Posted: Wed 16th Dec 2009, 19:39
Joined: 1982
Does this mean that it is safe to say that those who turn up at events on the off chance of getting an entry should check the event web site or ring the organizers first?. A hard back book these days costs less than four walking magazines, or three girly ones. I doubt that I will ever be politically correct and computers baffle me even more than the logic of women.
Author: Eileen Greenwood
Posted: Wed 16th Dec 2009, 18:50
Joined: 2002
Local Group: Yorkshire Coast
Ha! I shouldn't bother myself- it means you would not dare not open your mouth anytime! We all say things. Just try and not say anything that may hurt others. Common sense. We all say things we should not. But keep it in the back of your mind. Be yourself. Then we know you!
Author: Matthew Hand
Posted: Thu 6th Aug 2009, 21:10
Joined: 2001
Local Group: Mid Wales
Close shave that David, the consequences don't bear thinking about if he had been in with a group of ldwa members on a 'normal' day of conversation! Matt.

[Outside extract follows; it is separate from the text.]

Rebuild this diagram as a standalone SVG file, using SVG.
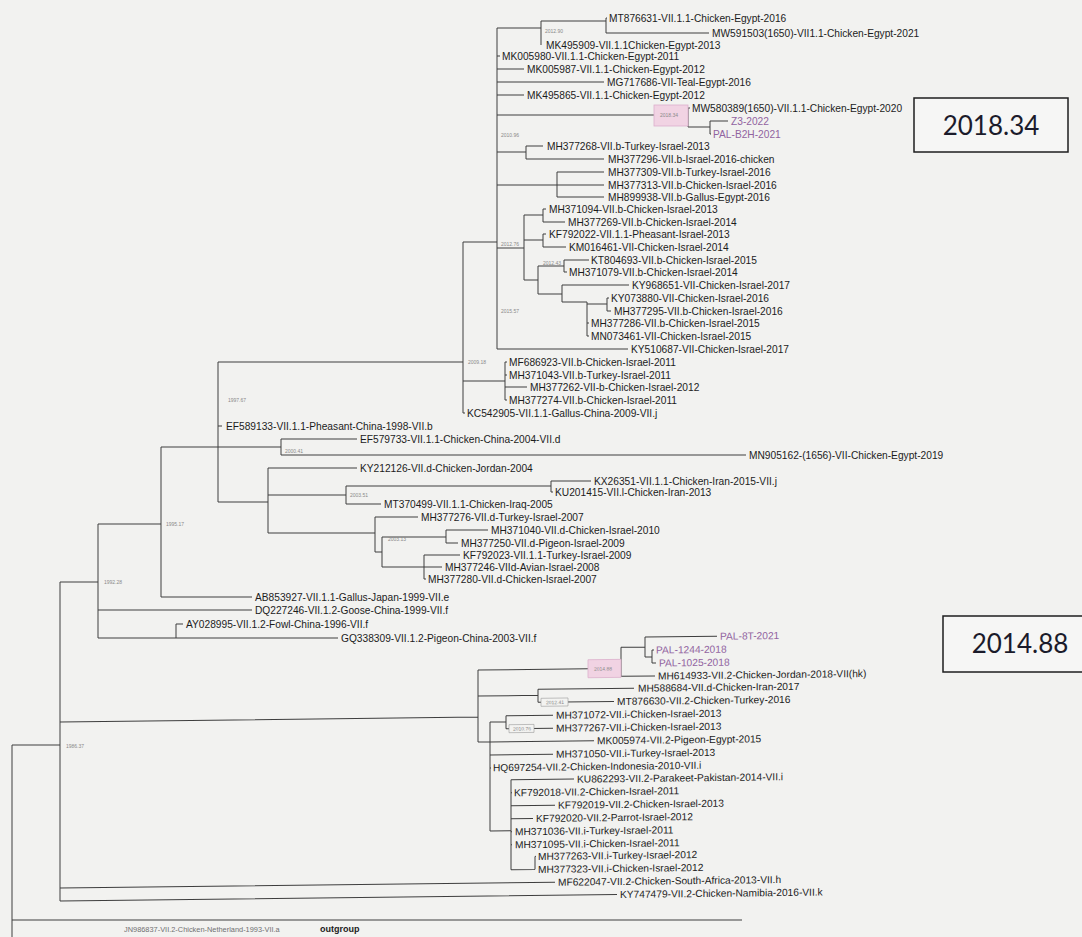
<svg xmlns="http://www.w3.org/2000/svg" width="1082" height="937" viewBox="0 0 1082 937">
<style>
.t{font-family:"Liberation Sans",Arial,sans-serif;font-size:10.2px;fill:#1c1c1c}
.p{fill:#9163a0}
.n{font-family:"Liberation Sans",Arial,sans-serif;font-size:5px;fill:#8a8a8a}
.e{fill:none;stroke:#3e3e3e;stroke-width:1}
.big{font-family:Lato,"Liberation Sans",sans-serif;font-size:26px;fill:#1b1b2b;text-anchor:middle}
.bx{fill:#f6f6f5;stroke:#1e1e1e;stroke-width:1.5}
.pk{fill:#f1d3e3;stroke:#dcb0cc;stroke-width:0.8}
.lb{fill:#f3f3f1;stroke:#9a9a9a;stroke-width:0.6}
</style>
<rect width="1082" height="937" fill="#f2f2f0"/>
<g id="connectors">
<path class="e" d="M497 28V349M497 28H541M541 21V45M541 21H606M606 18V33M606 18H607M606 33H709M497 56H500M497 69H524M497 82H604M497 95H524M497 115H654M688 108V127M688 108H690M688 127H710M710 121V134M710 121H728M710 134H711M497 152H526M526 146V159M526 146H543M526 159H604M497 185H557M557 172V197M557 172H604M557 185H604M557 197H604"/>
<path class="e" d="M497 248H524M524 215V280M524 215H543M543 209V222M543 209H546M543 222H565M524 240H543M543 234V247M543 234H546M543 247H566M524 280H538M538 266V294M538 266H564M564 260V272M564 260H589M564 272H567M538 294H562M562 285V302M562 285H629M562 302H587M587 302V336M587 304H607M607 298V311M607 298H609M607 311H611M587 323H589M587 336H589M497 349H628"/>
<path class="e" d="M463 242V413M463 242H497M463 381H505M505 362V400M505 362H507M505 375H507M505 387H527M505 400H507M463 413H465"/>
<path class="e" d="M218 362V502M218 362H463M218 426H222M161 447H281M281 439V455M281 439H357M281 455H746M218 502H268M268 468V533M268 468H357M268 495H346M346 486V504M346 486H551M551 481V492M551 481H591M551 492H553M346 504H381M268 533H375M375 517V552M375 517H418M375 552H382M382 537V567M382 537H446M446 530V543M446 530H488M446 543H458M382 567H424M424 555V579M424 555H460M424 567H442M424 579H426"/>
<path class="e" d="M161 447V597M161 597H252M98 524H161M98 524V638M98 610H252M98 638H176M176 624V638M176 624H183M176 638H338M60 582H98M60 582V901M12 745H60M12 745V937M12 920H742"/>
<g transform="matrix(1,-0.012,0,1,0,4.8)">
<path class="e" d="M60 718H478M478 671V743M478 671H588M621 650V679M621 650H645M645 640V660M645 640H717M645 660H652M652 653V666M652 653H654M652 666H656M621 679H655M478 697H538M538 691V704M538 691H634M538 704H614M478 743H490M490 723V832M490 723H506M506 717V730M506 717H553M506 730H553M490 743H594M490 756H553M490 769H491M490 832H511M511 781V871M511 781H574M511 794H512M511 807H555M511 820H533M511 833H512M511 846H512M511 871H535M535 858V871M535 858H536M60 884H555M60 897H617"/>
</g>
</g>
<g id="node-labels">
<text class="n" x="545" y="33">2012.90</text>
<rect class="pk" x="654" y="105" width="34" height="21"/>
<text class="n" x="660" y="117">2018.34</text>
<text class="n" x="501" y="137">2010.96</text>
<text class="n" x="501" y="246">2012.76</text>
<text class="n" x="543" y="265">2012.43</text>
<text class="n" x="501" y="313">2015.57</text>
<text class="n" x="468" y="364">2009.18</text>
<text class="n" x="228" y="402">1997.67</text>
<text class="n" x="285" y="453">2000.41</text>
<text class="n" x="350" y="497">2003.51</text>
<text class="n" x="388" y="541">2003.13</text>
<text class="n" x="166" y="526">1995.17</text>
<text class="n" x="104" y="584">1992.28</text>
<text class="n" x="66" y="748">1986.37</text>
<g transform="matrix(1,-0.012,0,1,0,4.8)">
<rect class="pk" x="588" y="662" width="33" height="18"/>
<text class="n" x="594" y="673">2014.88</text>
<rect class="lb" x="541" y="700" width="27" height="8"/>
<text class="n" x="546" y="706">2012.41</text>
<rect class="lb" x="509" y="726" width="25" height="8"/>
<text class="n" x="513" y="732">2010.76</text>
</g>
</g>
<g id="box-2018"><rect class="bx" x="914" y="98" width="154" height="54"/><text class="big" x="991" y="135">2018.34</text></g>
<g id="box-2014"><rect class="bx" x="943" y="616" width="160" height="56"/><text class="big" x="1020" y="653">2014.88</text></g>
<g id="n1"><text class="t" x="609" y="21.6">MT876631-VII.1.1-Chicken-Egypt-2016</text></g>
<g id="n2"><text class="t" x="712" y="36.6">MW591503(1650)-VII1.1-Chicken-Egypt-2021</text></g>
<g id="n3"><text class="t" x="546" y="48.6">MK495909-VII.1.1Chicken-Egypt-2013</text></g>
<g id="n4"><text class="t" x="502" y="59.6">MK005980-VII.1.1-Chicken-Egypt-2011</text></g>
<g id="n5"><text class="t" x="527" y="72.6">MK005987-VII.1.1-Chicken-Egypt-2012</text></g>
<g id="n6"><text class="t" x="607" y="85.6">MG717686-VII-Teal-Egypt-2016</text></g>
<g id="n7"><text class="t" x="527" y="98.6">MK495865-VII.1.1-Chicken-Egypt-2012</text></g>
<g id="n8"><text class="t" x="692" y="111.6">MW580389(1650)-VII.1.1-Chicken-Egypt-2020</text></g>
<g id="n9"><text class="t p" x="731" y="124.6">Z3-2022</text></g>
<g id="n10"><text class="t p" x="713" y="137.6">PAL-B2H-2021</text></g>
<g id="n11"><text class="t" x="547" y="149.6">MH377268-VII.b-Turkey-Israel-2013</text></g>
<g id="n12"><text class="t" x="608" y="162.6">MH377296-VII.b-Israel-2016-chicken</text></g>
<g id="n13"><text class="t" x="608" y="175.6">MH377309-VII.b-Turkey-Israel-2016</text></g>
<g id="n14"><text class="t" x="608" y="188.6">MH377313-VII.b-Chicken-Israel-2016</text></g>
<g id="n15"><text class="t" x="608" y="200.6">MH899938-VII.b-Gallus-Egypt-2016</text></g>
<g id="n16"><text class="t" x="549" y="212.6">MH371094-VII.b-Chicken-Israel-2013</text></g>
<g id="n17"><text class="t" x="568" y="225.6">MH377269-VII.b-Chicken-Israel-2014</text></g>
<g id="n18"><text class="t" x="549" y="237.6">KF792022-VII.1.1-Pheasant-Israel-2013</text></g>
<g id="n19"><text class="t" x="569" y="250.6">KM016461-VII-Chicken-Israel-2014</text></g>
<g id="n20"><text class="t" x="591" y="263.6">KT804693-VII.b-Chicken-Israel-2015</text></g>
<g id="n21"><text class="t" x="569" y="275.6">MH371079-VII.b-Chicken-Israel-2014</text></g>
<g id="n22"><text class="t" x="632" y="288.6">KY968651-VII-Chicken-Israel-2017</text></g>
<g id="n23"><text class="t" x="611" y="301.6">KY073880-VII-Chicken-Israel-2016</text></g>
<g id="n24"><text class="t" x="614" y="314.6">MH377295-VII.b-Chicken-Israel-2016</text></g>
<g id="n25"><text class="t" x="591" y="326.6">MH377286-VII.b-Chicken-Israel-2015</text></g>
<g id="n26"><text class="t" x="591" y="339.6">MN073461-VII-Chicken-Israel-2015</text></g>
<g id="n27"><text class="t" x="631" y="352.6">KY510687-VII-Chicken-Israel-2017</text></g>
<g id="n28"><text class="t" x="509" y="365.6">MF686923-VII.b-Chicken-Israel-2011</text></g>
<g id="n29"><text class="t" x="509" y="378.6">MH371043-VII.b-Turkey-Israel-2011</text></g>
<g id="n30"><text class="t" x="530" y="390.6">MH377262-VII-b-Chicken-Israel-2012</text></g>
<g id="n31"><text class="t" x="509" y="403.6">MH377274-VII.b-Chicken-Israel-2011</text></g>
<g id="n32"><text class="t" x="467" y="416.6">KC542905-VII.1.1-Gallus-China-2009-VII.j</text></g>
<g id="n33"><text class="t" x="226" y="429.6">EF589133-VII.1.1-Pheasant-China-1998-VII.b</text></g>
<g id="n34"><text class="t" x="360" y="442.6">EF579733-VII.1.1-Chicken-China-2004-VII.d</text></g>
<g id="n35"><text class="t" x="749" y="458.6">MN905162-(1656)-VII-Chicken-Egypt-2019</text></g>
<g id="n36"><text class="t" x="360" y="471.6">KY212126-VII.d-Chicken-Jordan-2004</text></g>
<g id="n37"><text class="t" x="594" y="484.6">KX26351-VII.1.1-Chicken-Iran-2015-VII.j</text></g>
<g id="n38"><text class="t" x="555" y="495.6">KU201415-VII.l-Chicken-Iran-2013</text></g>
<g id="n39"><text class="t" x="384" y="507.6">MT370499-VII.1.1-Chicken-Iraq-2005</text></g>
<g id="n40"><text class="t" x="421" y="520.6">MH377276-VII.d-Turkey-Israel-2007</text></g>
<g id="n41"><text class="t" x="491" y="533.6">MH371040-VII.d-Chicken-Israel-2010</text></g>
<g id="n42"><text class="t" x="461" y="546.6">MH377250-VII.d-Pigeon-Israel-2009</text></g>
<g id="n43"><text class="t" x="463" y="558.6">KF792023-VII.1.1-Turkey-Israel-2009</text></g>
<g id="n44"><text class="t" x="445" y="570.6">MH377246-VIId-Avian-Israel-2008</text></g>
<g id="n45"><text class="t" x="428" y="582.6">MH377280-VII.d-Chicken-Israel-2007</text></g>
<g id="n46"><text class="t" x="255" y="600.6">AB853927-VII.1.1-Gallus-Japan-1999-VII.e</text></g>
<g id="n47"><text class="t" x="255" y="613.6">DQ227246-VII.1.2-Goose-China-1999-VII.f</text></g>
<g id="n48"><text class="t" x="186" y="627.6">AY028995-VII.1.2-Fowl-China-1996-VII.f</text></g>
<g id="n49"><text class="t" x="341" y="641.6">GQ338309-VII.1.2-Pigeon-China-2003-VII.f</text></g>
<g id="bottom-clade" transform="matrix(1,-0.012,0,1,0,4.8)">
<g id="n50"><text class="t p" x="720" y="643.6">PAL-8T-2021</text></g>
<g id="n51"><text class="t p" x="656" y="656.6">PAL-1244-2018</text></g>
<g id="n52"><text class="t p" x="659" y="669.6">PAL-1025-2018</text></g>
<g id="n53"><text class="t" x="658" y="682.6">MH614933-VII.2-Chicken-Jordan-2018-VII(hk)</text></g>
<g id="n54"><text class="t" x="638" y="694.6">MH588684-VII.d-Chicken-Iran-2017</text></g>
<g id="n55"><text class="t" x="617" y="707.6">MT876630-VII.2-Chicken-Turkey-2016</text></g>
<g id="n56"><text class="t" x="556" y="720.6">MH371072-VII.i-Chicken-Israel-2013</text></g>
<g id="n57"><text class="t" x="556" y="733.6">MH377267-VII.i-Chicken-Israel-2013</text></g>
<g id="n58"><text class="t" x="597" y="746.6">MK005974-VII.2-Pigeon-Egypt-2015</text></g>
<g id="n59"><text class="t" x="556" y="759.6">MH371050-VII.i-Turkey-Israel-2013</text></g>
<g id="n60"><text class="t" x="493" y="772.4">HQ697254-VII.2-Chicken-Indonesia-2010-VII.i</text></g>
<g id="n61"><text class="t" x="577" y="784.8">KU862293-VII.2-Parakeet-Pakistan-2014-VII.i</text></g>
<g id="n62"><text class="t" x="514" y="797.6">KF792018-VII.2-Chicken-Israel-2011</text></g>
<g id="n63"><text class="t" x="558" y="810.6">KF792019-VII.2-Chicken-Israel-2013</text></g>
<g id="n64"><text class="t" x="536" y="823.6">KF792020-VII.2-Parrot-Israel-2012</text></g>
<g id="n65"><text class="t" x="515" y="836.6">MH371036-VII.i-Turkey-Israel-2011</text></g>
<g id="n66"><text class="t" x="515" y="849.6">MH371095-VII.i-Chicken-Israel-2011</text></g>
<g id="n67"><text class="t" x="538" y="861.6">MH377263-VII.i-Turkey-Israel-2012</text></g>
<g id="n68"><text class="t" x="538" y="874.6">MH377323-VII.i-Chicken-Israel-2012</text></g>
<g id="n69"><text class="t" x="558" y="887.6">MF622047-VII.2-Chicken-South-Africa-2013-VII.h</text></g>
<g id="n70"><text class="t" x="620" y="900.6">KY747479-VII.2-Chicken-Namibia-2016-VII.k</text></g>
</g>
<g id="n71"><text x="124" y="932" style="font-family:'Liberation Sans',Arial,sans-serif;font-size:7.4px;fill:#707070">JN986837-VII.2-Chicken-Netherland-1993-VII.a</text></g>
<g id="outgroup"><text x="320" y="932" style="font-family:'Liberation Sans',Arial,sans-serif;font-size:9px;font-weight:bold;fill:#1c1c1c">outgroup</text></g>
</svg>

Posted: Thu 6th Aug 2009, 20:38
Joined: 1982
Here is a warning. Be careful who you speak to when you are out on a challenge. In May I was on the Haltwhistle challenge and following three members of the Northumbria group.
As we left Greenhead a young chap fell in beside me and we chatted away about walking etc, now that day the C.Ps were not up to L.D.W.A standards and the marshals were a bit new to the game, on top of this we were hit by a horrendous down pour, that soaked us through before we could put on our waterproofs.
We were soaked and frozen before we got to Lambley and the only shelter at the C.P was a wall. I don’t know why (maybe age) but for once I was Politically Correct and not my usual open self, so no mention was made of the Check points or marshals and we all walked on. Me watching the Northumbria group like a hawk and the young lad sticking to me like, well you know what.
Tonight, after spending most of the day in the garden I was surfing the net and came a cross my name in the Hexham Courant pages.
Yes that young lad that stuck like glue was a journalist sent by the paper to try out the challenge, well he certainly earned his wages that day. As for myself I can only say thank goodness I was watching my tongue, I like Haltwhistle and want to go back.